Intertemporal choice models

Would you prefer a can of beer today or a bottle of champagne in one week? Intertemporal choices, involving trade-offs between short-term and long-term outcomes, are pervasive in everyday life. The propensity to favor short-term pleasures defines a form of impulsivity that may have dramatic consequences on professional careers or family relationships. How can some people resist the attraction of short-term pleasures and pursue long-term goals, while others easily succumb and compromise their ultimate expectations? Intertemporal choice models attempt to capture the idiosyncratic temporal discounting of value. Typically, they are static “utility” models, which come in many flavours. Below, we briefly describe the mathematical form of two different variants of delay discounting models:

  • Hyperbolic discount: \[U(r,t)=\frac{r}{1+\lambda t} \text{ with } \lambda>0\]

  • Exponential discount: \[U(r,t)=r e^{-\lambda t} \text{ with }\lambda>0\]

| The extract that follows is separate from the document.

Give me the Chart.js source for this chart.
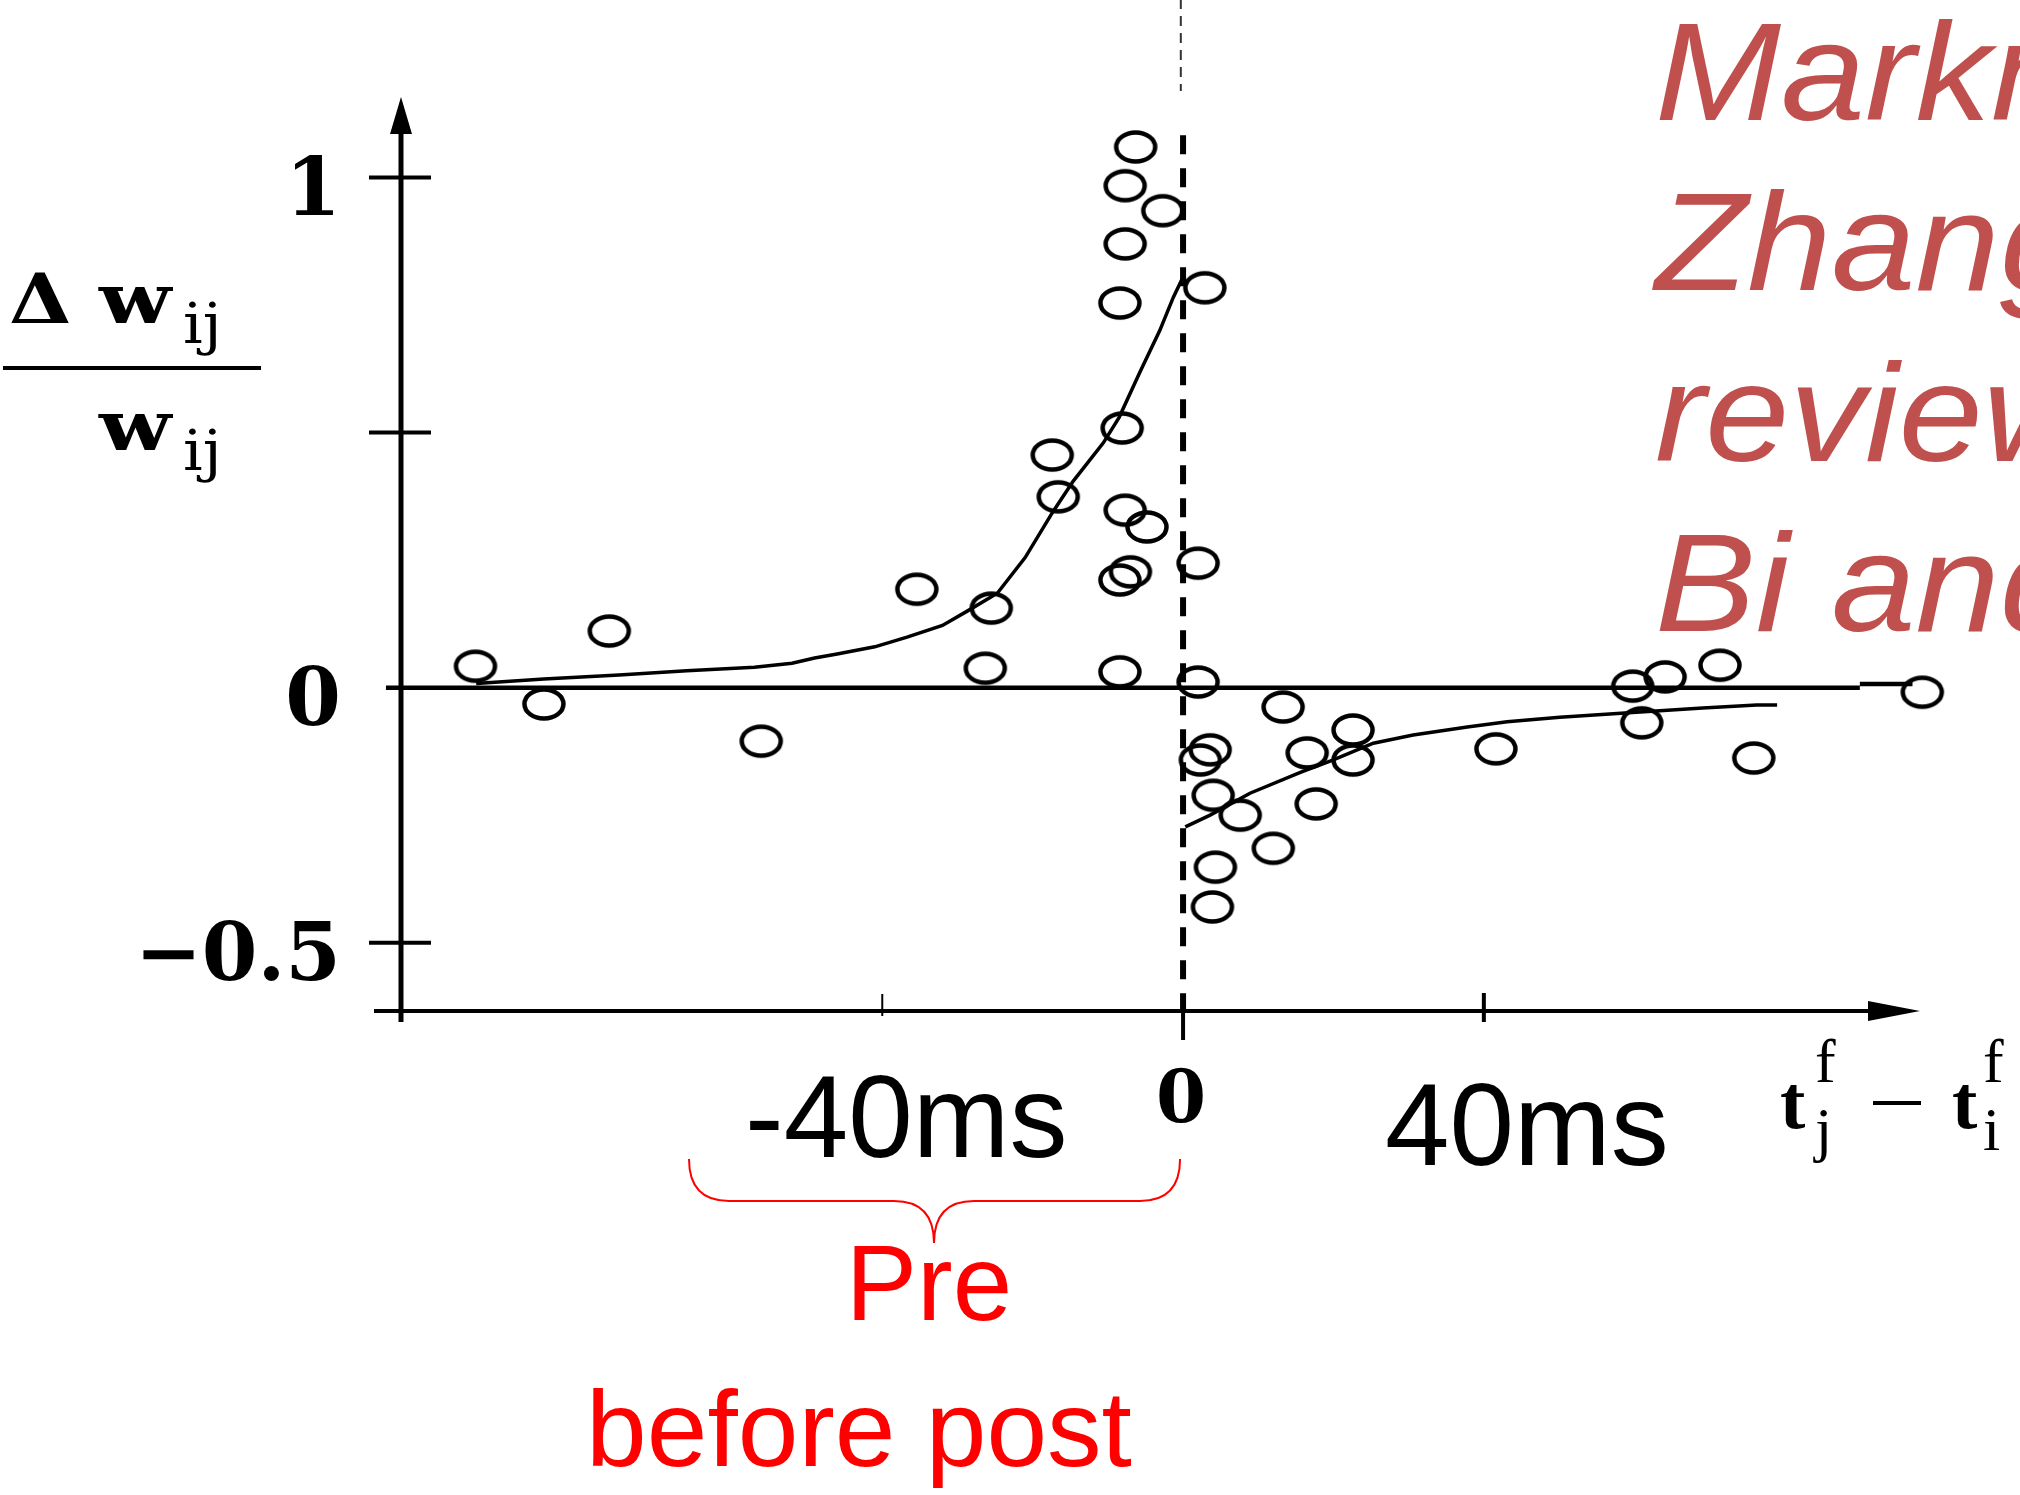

Here, \(U(r,t)\) is the utility of an item or action that is associated with the reward \(r\), which will be delivered at time \(t\).

Such models typically measure peoples’ temporal preferences through the discount rate \(\lambda>0\). Intertemporal choices are modelled as a softmax mapping of the difference in utiltiy of the two alternative options, i.e.: \(U(r,t)-U(r',t')\). Non-systematic deviations from the model predictions are captured through the behavioural temperature of the softmax mapping.

The script demo_discounting exemplifies an analysis of intertemporal choice data that aim at discriminating whether the delay discounting is hyperbolic or exponential.